Glen Ezkovich wrote:

I've been thinking about why one would want to isolate a blocks flowscripts from other blocks. So far I see two reasons:
1.) some flowscript functions are simply helper functions and should not be directly callled.
2.) a block may use its own classloader and therefore possibly use different versions of a class then the calling block.


If you have other reasons please let me know.

3.) Local pages S,T and U used in a flowscript a defined in a block A should be resolved relative A rather than relative B when used in block B. See Reinhard's earlier mail: http://marc.theaimsgroup.com/?l=xml-cocoon-dev&m=110519369529959&w=2 for an example of this situation, and re-read his and my discussion carefully in the light of this ;)


Resolving relative URIs in blocks relative to the caller rather than the called block will make it hard or impossible to export complete sub flows that do thnigs like creating acounts and what you have.

Another question is of course if we should handle this at the level of exporting flowscript functions. In the begining of the discussion I sugested that it was enough to handle this by calling the flowscript function in the block in a virtual pipeline defined in the block. And only export virtual pipline components from blocks (here I assume that relative URI resolution is solved for VPCs by using the mechanism proposed by Sylvain).

Reinhard pointed out that this will not handle the fact that you often whant to return a result from a subflow, something that is not handled by the pipeline api. Either we could solve this by providing an extension of the pipeline api or by finding an mechanism for exporting flowscript functions. We followed the second way in the discussion.

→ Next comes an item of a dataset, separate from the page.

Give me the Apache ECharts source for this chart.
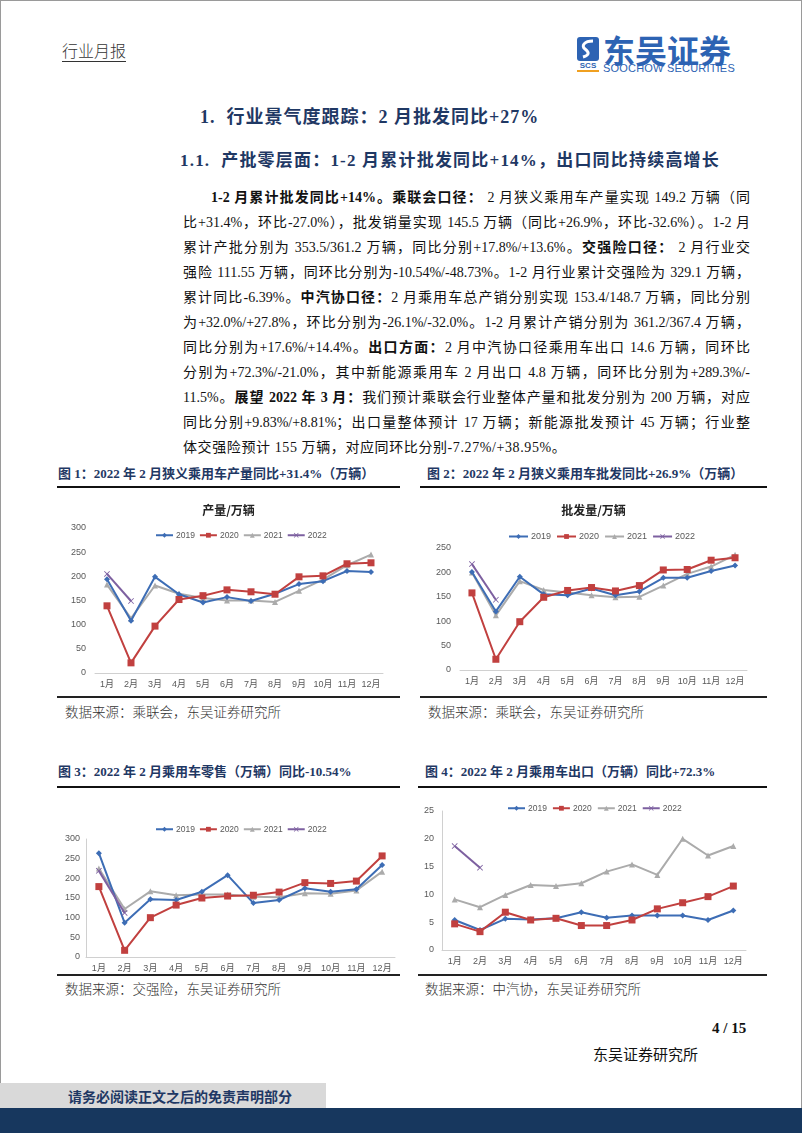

Providing the result by letting the flowscript function puting it in a session variable is rather akward to use, it is a complicated contract and introduces the possiblity for conflicts between blocks. It is analoguos with replacing functions with procedures that write their result in a predetermined global variable in a program language.

I think the simplest way to handle 1, is to put "private" functions in different files and use the blocks configuration file to distinguish between public and private flowscript files.

2 is obviously a more difficult problem. But this is a problem that is introduced by the dependancy between two blocks whether flow is involved or not. The only way around this is to have the two blocks use the same class versions.

The fact that a block provides a service doesn't mean that it does so only through its sitemap. The service may be provided in many ways. Such as avalon components, sitemap components, VirtualComponents and just POJOs. Blocks are much more about modularization, configuration and deployment then they are about providing isolated services. Once deployed the blocks are part of a web application. If you want to isolate each service then I suggest you look at web services in general and SOAP in particular. You can look to Jini and RMI as well. The problem of independent discoverable services has been solved in several ways. I don't think its necessary to reinvent the wheel to achieve the results you desire.

This is not about reinventing any wheels it is about:

1. Provide the possiblity to package reusable sub flows in a block.
2. Provide a reasonable semantics to using flowscript functions defined in blocks.
3. Keep the possiblity for more "secure" isolation open, if we choose to provide such things in the future.